West has a unique resource for a candidate: a personal image cultivated outside the scrutiny of Washington, D.C., and the political press. Because that same press treats his candidacy as illegitimate, it has become derelict in its scrutiny. In 2016, that political mythologizing of Trump — “He’s a successful businessman,” “He tells it like it is,” “He’ll run the country like a business,” actually came true, but only if you had rampant nepotism and corruption in mind — was one of his strongest appeals on his way to winning the election. If it resonated on such a large scale four years ago, who’s to say West, with Republicans at his side, can’t exploit that phenomenon on a much smaller scale? That’s all he has to do. Through that lens, his candidacy is not funny; it is not a joke and it is certainly not to be taken lightly.
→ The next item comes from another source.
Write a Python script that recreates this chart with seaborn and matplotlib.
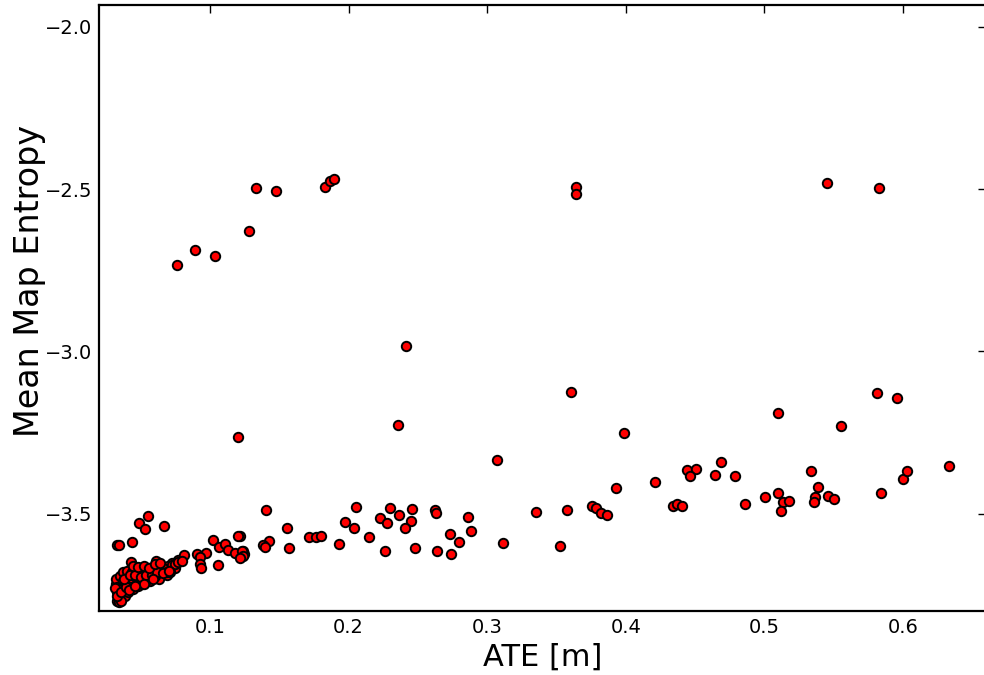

Anybody who has ever set foot on a college campus knows how hard it is to get young adults to take anything seriously. That’s a challenge that gets amplified exponentially when you throw names like “Trump” and “Kanye” into the mix. It’s important that these problems are contextualized for the young voters who are most likely to make these mistakes. A vote for Kanye West is a vote for the payroll tax cuts Trump used to dupe people into not realizing that he’s driving Social Security to insolvency. Student debt totals over $1 trillion in the U.S., but a vote for Kanye West ensures that your debt stays on the books, while corporations and the top 1% of wage-earners continue to reap the benefits of the excess income Trump’s 2017 tax cuts handed them. A vote for West is a vote for the $141 million in taxpayer funds used since 2017 to finance the logistics of Trump’s 277 golf outings as the “leader” of the free world.
Kanye West has created art that resonates with and uplifts millions of millennials and Gen Z’ers. His music has inspired countless young people around the world. He’s one of the most enigmatic, prolific and influential artists of our lifetimes. Don’t remember him for that. Remember him for trying to screw over your country for a generation. For our generation. Never forget it.